● **Problem statement**
Identify each line containing the word "with" and copy it.

● **Excerpted data**

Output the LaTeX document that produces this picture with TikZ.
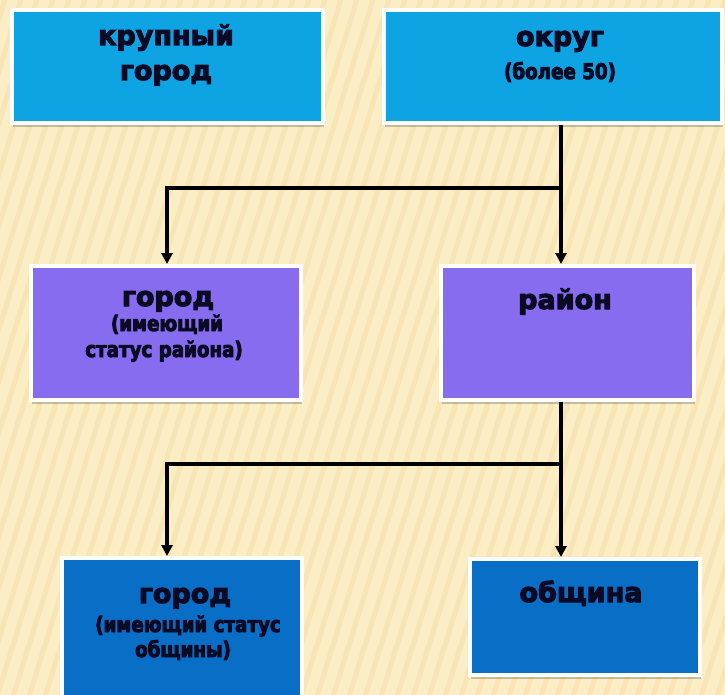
\documentclass[tikz,border=0pt]{standalone}
\usepackage{fontspec}
\setmainfont{DejaVu Sans}
\newfontfamily\heavyfont{DejaVu Sans}[BoldFeatures={FakeBold=4}]
\newfontfamily\heavynarrow{DejaVu Sans}[BoldFeatures={FakeBold=4,FakeStretch=0.85}]
\usetikzlibrary{arrows.meta,shadows}
\definecolor{bgbase}{RGB}{252,238,196}
\definecolor{bgstripe}{RGB}{238,214,156}
\definecolor{cyanC}{RGB}{14,164,228}
\definecolor{violetC}{RGB}{136,108,240}
\definecolor{blueC}{RGB}{8,110,198}
\definecolor{inkC}{RGB}{10,10,36}
\tikzset{
  boxbase/.style={draw=white, line width=4pt, inner sep=0pt,
    drop shadow={shadow xshift=1pt, shadow yshift=-4pt, opacity=0.3, fill=black!70}},
  conn/.style={line width=3.4pt, draw=black},
  arr/.style={conn, -{Triangle[length=11pt,width=11pt]}},
  big/.style={font=\heavyfont\bfseries\fontsize{27}{30}\selectfont, text=inkC, anchor=base, inner sep=0pt},
  small/.style={font=\heavynarrow\bfseries\fontsize{21.5}{24}\selectfont, text=inkC, anchor=base, inner sep=0pt},
}
\begin{document}
\begin{tikzpicture}[x=1pt,y=-1pt]
\useasboundingbox (0,0) rectangle (725,695);
\begin{scope}
\clip (0,0) rectangle (725,695);
\fill[bgbase] (0,0) rectangle (725,695);
\foreach \i in {-260,-244,...,740}
  \draw[bgstripe, line width=5pt, opacity=0.35] (\i,700) -- ++(220,-710);
\end{scope}
% boxes
\begin{scope}
\clip (0,0) rectangle (725,695);
\node[boxbase, fill=cyanC, minimum width=311pt, minimum height=113pt] (b1) at (167.5,66.5) {};
\node[boxbase, fill=cyanC, minimum width=338pt, minimum height=113pt] (b2) at (553,66.5) {};
\node[boxbase, fill=violetC, minimum width=270pt, minimum height=134pt] (b3) at (166,333) {};
\node[boxbase, fill=violetC, minimum width=253pt, minimum height=134pt] (b4) at (567.5,333) {};
\node[boxbase, fill=blueC, minimum width=240pt, minimum height=147pt] (b5) at (182,631.5) {};
\node[boxbase, fill=blueC, minimum width=230pt, minimum height=116pt] (b6) at (585,617) {};
\end{scope}
% texts
\node[big] (t1a) at (166,45) {крупный};
\node[big] (t1b) at (166,80) {город};
\node[big] (t2a) at (560,46) {округ};
\node[small] (t2b) at (560,79) {(более 50)};
\node[big] (t3a) at (168,306) {город};
\node[small] (t3b) at (167,331) {(имеющий};
\node[small] (t3c) at (164,357) {статус района)};
\node[big] (t4a) at (565,309) {район};
\node[big] (t5a) at (185,603) {город};
\node[small] (t5b) at (188,632) {(имеющий статус};
\node[small] (t5c) at (183,657) {общины)};
\node[big] (t6a) at (581,602) {община};
% connectors
\coordinate (j1) at (561,188);
\coordinate (k1) at (167,188);
\coordinate (j2) at (561,464);
\coordinate (k2) at (167,464);
\draw[arr] (b2.south -| j1) -- (j1 |- b4.north);
\draw[arr] (j1) -- (k1) -- (k1 |- b3.north);
\draw[arr] (b4.south -| j2) -- (j2 |- b6.north);
\draw[arr] (j2) -- (k2) -- (k2 |- b5.north);
\end{tikzpicture}
\end{document}
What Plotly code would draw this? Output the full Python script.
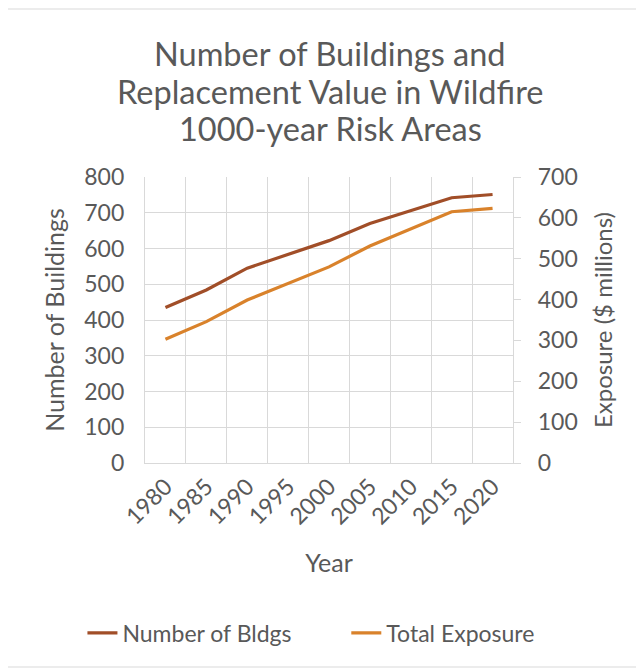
import plotly.graph_objects as go

years = ["1980", "1985", "1990", "1995", "2000", "2005", "2010", "2015", "2020"]
num_bldgs = [435, 484, 545, 584, 622, 670, 706, 742, 751]
total_exposure = [303, 346, 399, 440, 480, 531, 574, 615, 623]
title_lines = ["Number of Buildings and", "Replacement Value in Wildfire", "1000-year Risk Areas"]

FONT = "Lato"
TXT = "#595959"
GRID = "#d9d9d9"

fig = go.Figure()
fig.add_trace(go.Scatter(x=years, y=num_bldgs, name="Number of Bldgs", mode="lines",
                         line=dict(color="#A14E28", width=3.2), legend="legend"))
fig.add_trace(go.Scatter(x=years, y=total_exposure, name="Total Exposure", mode="lines",
                         line=dict(color="#D9822B", width=3.2), yaxis="y2", legend="legend2"))

fig.update_layout(
    width=644, height=669,
    margin=dict(l=137, r=139, t=169, b=214, autoexpand=False),
    paper_bgcolor="white", plot_bgcolor="white",
    font=dict(family=FONT, color=TXT, size=23),
    xaxis=dict(type="category", range=[-0.5, 8.5], tickson="boundaries", showgrid=True,
               gridcolor=GRID, gridwidth=1.3,
               tickangle=-45, tickfont=dict(size=23, color=TXT), showline=True, linecolor=GRID,
               linewidth=1.3, ticks="", title=dict(text="Year", font=dict(size=25, color=TXT), standoff=25),
               automargin=False),
    yaxis=dict(range=[0, 800], dtick=100, showgrid=True, gridcolor=GRID, gridwidth=1.3,
               showline=True, linecolor=GRID, linewidth=1.3, ticks="", zeroline=False,
               tickfont=dict(size=23, color=TXT), automargin=False, ticklabelstandoff=15,
               title=dict(text="Number of Buildings", font=dict(size=25, color=TXT), standoff=12)),
    yaxis2=dict(range=[0, 700], dtick=100, overlaying="y", side="right", showgrid=False,
                showline=True, linecolor=GRID, linewidth=1.3, ticks="outside", ticklen=7,
                tickcolor=GRID, zeroline=False, tickfont=dict(size=23, color=TXT), automargin=True,
                ticklabelstandoff=12,
                title=dict(text="Exposure ($ millions)", font=dict(size=24, color=TXT), standoff=18)),
    legend=dict(orientation="h", x=-0.17, xanchor="left",
                y=-0.594, yanchor="middle", font=dict(size=23, color=TXT)),
    legend2=dict(orientation="h", x=0.547, xanchor="left",
                 y=-0.594, yanchor="middle", font=dict(size=23, color=TXT)),
    showlegend=True,
)

title_y = [53.5, 91.5, 129]
for line, yy in zip(title_lines, title_y):
    fig.add_annotation(text=line, xref="paper", yref="paper", x=0.503, y=(463 - yy) / 286,
                       xanchor="center", yanchor="middle", showarrow=False,
                       font=dict(size=32.5, color=TXT, family=FONT))

fig.add_shape(type="rect", xref="paper", yref="paper",
              x0=(7 - 145) / 368, x1=(637 - 145) / 368,
              y0=(463 - 667) / 286, y1=(463 - 9) / 286,
              line=dict(color="#d9d9d9", width=1), fillcolor="rgba(0,0,0,0)", layer="below")

fig.write_html("out.html")
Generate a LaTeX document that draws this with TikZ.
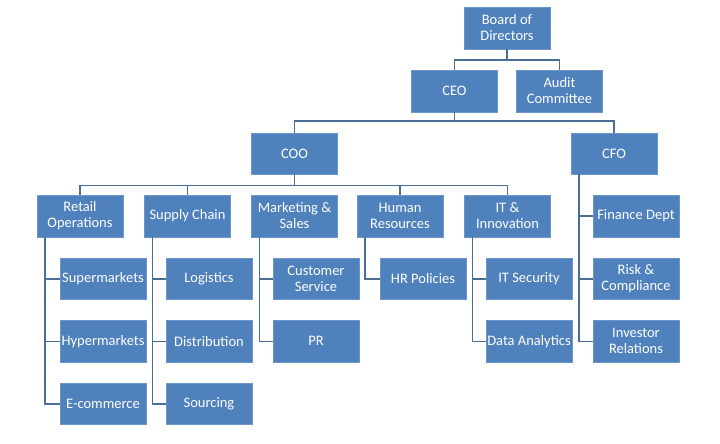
\documentclass[tikz,border=0pt]{standalone}
\usepackage{fontspec}
\setmainfont{Carlito}
\definecolor{boxblue}{HTML}{4F81BD}
\definecolor{boxedge}{HTML}{6B96CA}
\definecolor{linkc}{HTML}{4B6E96}
\begin{document}
\begin{tikzpicture}[x=1pt,y=-1pt,
  box/.style={fill=boxblue,draw=boxedge,line width=0.4pt,minimum width=86pt,minimum height=41.5pt,
    inner sep=0pt,align=center,text=white,font=\fontsize{14.5}{16}\selectfont},
  link/.style={draw=linkc,line width=1.6pt}]
\useasboundingbox[fill=white] (0,0) rectangle (720,444);
% top
\node[box] (board) at (507,28) {Board of\\Directors};
\node[box] (ceo) at (454.5,91) {CEO};
\node[box] (audit) at (559.5,91) {Audit\\Committee};
\node[box] (coo) at (294.5,153.5) {COO};
\node[box] (cfo) at (614,153.5) {CFO};
% row 2
\node[box] (retail) at (80,216) {Retail\\Operations};
\node[box] (supply) at (187.5,216) {Supply Chain};
\node[box] (mkt) at (294.5,216) {Marketing \&\\Sales};
\node[box] (hr) at (400,216) {Human\\Resources};
\node[box] (itinn) at (507.5,216) {IT \&\\Innovation};
\node[box] (fin) at (636,216) {Finance Dept};
% children
\node[box] (super) at (103,278.7) {Supermarkets};
\node[box] (hyper) at (103,341.3) {Hypermarkets};
\node[box] (ecom) at (103,403.8) {E-commerce};
\node[box] (logi) at (209,278.7) {Logistics};
\node[box] (dist) at (209,341.3) {Distribution};
\node[box] (src) at (209,403.8) {Sourcing};
\node[box] (cust) at (316,278.7) {Customer\\Service};
\node[box] (pr) at (316,341.3) {PR};
\node[box] (hrpol) at (423,278.7) {HR Policies};
\node[box] (itsec) at (529,278.7) {IT Security};
\node[box] (data) at (529,341.3) {Data Analytics};
\node[box] (risk) at (636,278.7) {Risk \&\\Compliance};
\node[box] (inv) at (636,341.3) {Investor\\Relations};
% connectors (tree)
\draw[link] (board.south) -- (board.south |- 0,60) -| (ceo.north);
\draw[link] (board.south |- 0,60) -| (audit.north);
\draw[link] (ceo.south) -- (ceo.south |- 0,121) -| (coo.north);
\draw[link] (ceo.south |- 0,121) -| (cfo.north);
\draw[link] (coo.south) -- (coo.south |- 0,185.5) -| (retail.north);
\draw[link] (coo.south |- 0,185.5) -| (supply.north);
\draw[link] (coo.south |- 0,185.5) -| (hr.north);
\draw[link] (coo.south |- 0,185.5) -| (itinn.north);
% side branches
\foreach \p/\c in {retail/super,retail/hyper,retail/ecom,supply/logi,supply/dist,supply/src,mkt/cust,mkt/pr,hr/hrpol,itinn/itsec,itinn/data,cfo/fin,cfo/risk,cfo/inv}
  \draw[link] ([xshift=8pt]\p.south west) |- (\c.west);
\end{tikzpicture}
\end{document}
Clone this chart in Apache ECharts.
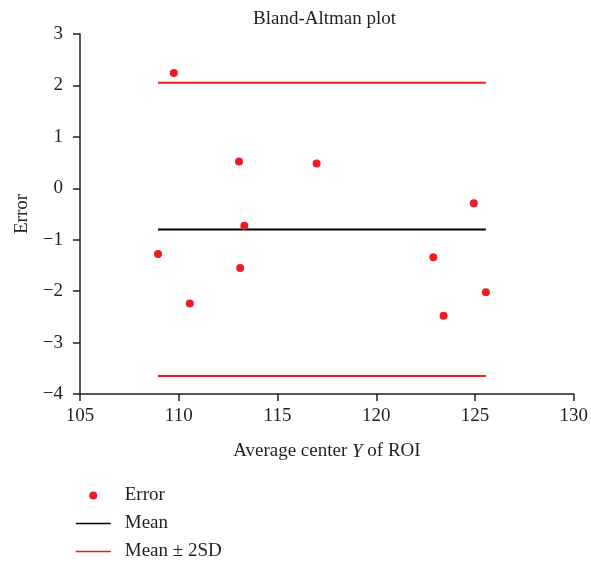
<!DOCTYPE html>
<html>
<head>
<meta charset="utf-8">
<script src="https://cdn.jsdelivr.net/npm/echarts@6/dist/echarts.min.js"></script>
<style>
  html, body { margin: 0; padding: 0; background: #fff; }
  #chart { width: 591px; height: 561px; }
</style>
</head>
<body>
<div id="chart"></div>
<script>
// data
var avgY = [109.75, 113.05, 116.98, 124.94, 113.32, 108.95, 113.11, 110.56, 122.89, 125.55, 123.41];
var errors = [2.24, 0.52, 0.48, -0.29, -0.73, -1.28, -1.55, -2.24, -1.34, -2.02, -2.48];
var meanErr = -0.8;
var upperLimit = 2.05;
var lowerLimit = -3.65;
var lineRange = [108.95, 125.55];

var font = "Liberation Serif";
var ink = "#231f20";
var red = "#ed1c24";

var points = avgY.map(function (x, i) {
  return [x, errors[i]];
});
function hline(v) {
  return [[lineRange[0], v], [lineRange[1], v]];
}
// proper minus sign like the print version
function minus(v) {
  return String(v).replace("-", "\u2212");
}

var chart = echarts.init(document.getElementById("chart"));
var option = {
  animation: false,
  textStyle: { fontFamily: font, color: ink },
  title: {
    text: "Bland-Altman plot",
    left: 248,
    top: 5,
    textStyle: { fontFamily: font, fontWeight: "normal", fontSize: 19, color: ink },
  },
  grid: { left: 80, right: 15, top: 34, bottom: 167 },
  legend: {
    orient: "vertical",
    left: 75,
    top: 486,
    padding: 0,
    height: 90,
    itemWidth: 35,
    itemHeight: 8,
    itemGap: 9,
    textStyle: { fontFamily: font, fontSize: 19, color: ink, padding: [0, 0, 0, 9] },
    data: [
      { name: "Error", icon: "circle", itemStyle: { color: red, opacity: 1 } },
      { name: "Mean", itemStyle: { opacity: 0 }, lineStyle: { color: "#000", width: 1.5 } },
      { name: "Mean ± 2SD", itemStyle: { opacity: 0 }, lineStyle: { color: red, width: 1.5 } },
    ],
  },
  xAxis: {
    type: "value",
    min: 105,
    max: 130,
    interval: 5,
    name: "Average center {i|Y} of ROI",
    nameLocation: "middle",
    nameGap: 48,
    nameTextStyle: {
      fontFamily: font,
      fontSize: 19,
      color: ink,
      rich: { i: { fontFamily: font, fontSize: 19, fontStyle: "italic", color: ink } },
    },
    splitLine: { show: false },
    axisLine: { onZero: false, lineStyle: { color: ink, width: 1.5 } },
    axisTick: { length: 7, lineStyle: { color: ink, width: 1.5 } },
    axisLabel: { fontFamily: font, fontSize: 19, color: ink, margin: 13 },
  },
  yAxis: {
    type: "value",
    min: -4,
    max: 3,
    interval: 1,
    name: "Error",
    nameLocation: "middle",
    nameGap: 48,
    nameTextStyle: { fontFamily: font, fontSize: 19, color: ink },
    splitLine: { show: false },
    axisLine: { show: true, onZero: false, lineStyle: { color: ink, width: 1.5 } },
    axisTick: { show: true, length: 7, lineStyle: { color: ink, width: 1.5 } },
    axisLabel: { fontFamily: font, fontSize: 19, color: ink, margin: 17, formatter: minus },
  },
  series: [
    {
      name: "Error",
      type: "scatter",
      symbol: "circle",
      symbolSize: 8,
      itemStyle: { color: red, opacity: 1 },
      data: points,
      z: 5,
    },
    {
      name: "Mean",
      type: "line",
      symbol: "none",
      lineStyle: { color: "#000", width: 2 },
      itemStyle: { color: "#000" },
      data: hline(meanErr),
    },
    {
      name: "Mean ± 2SD",
      type: "line",
      symbol: "none",
      lineStyle: { color: red, width: 2 },
      itemStyle: { color: red },
      data: hline(upperLimit),
    },
    {
      name: "Mean ± 2SD",
      type: "line",
      symbol: "none",
      lineStyle: { color: red, width: 2 },
      itemStyle: { color: red },
      data: hline(lowerLimit),
    },
  ],
};
chart.setOption(option);
</script>
</body>
</html>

● **Output**
Output the LaTeX document that produces this picture with TikZ.
Generate a LaTeX document that draws this with TikZ.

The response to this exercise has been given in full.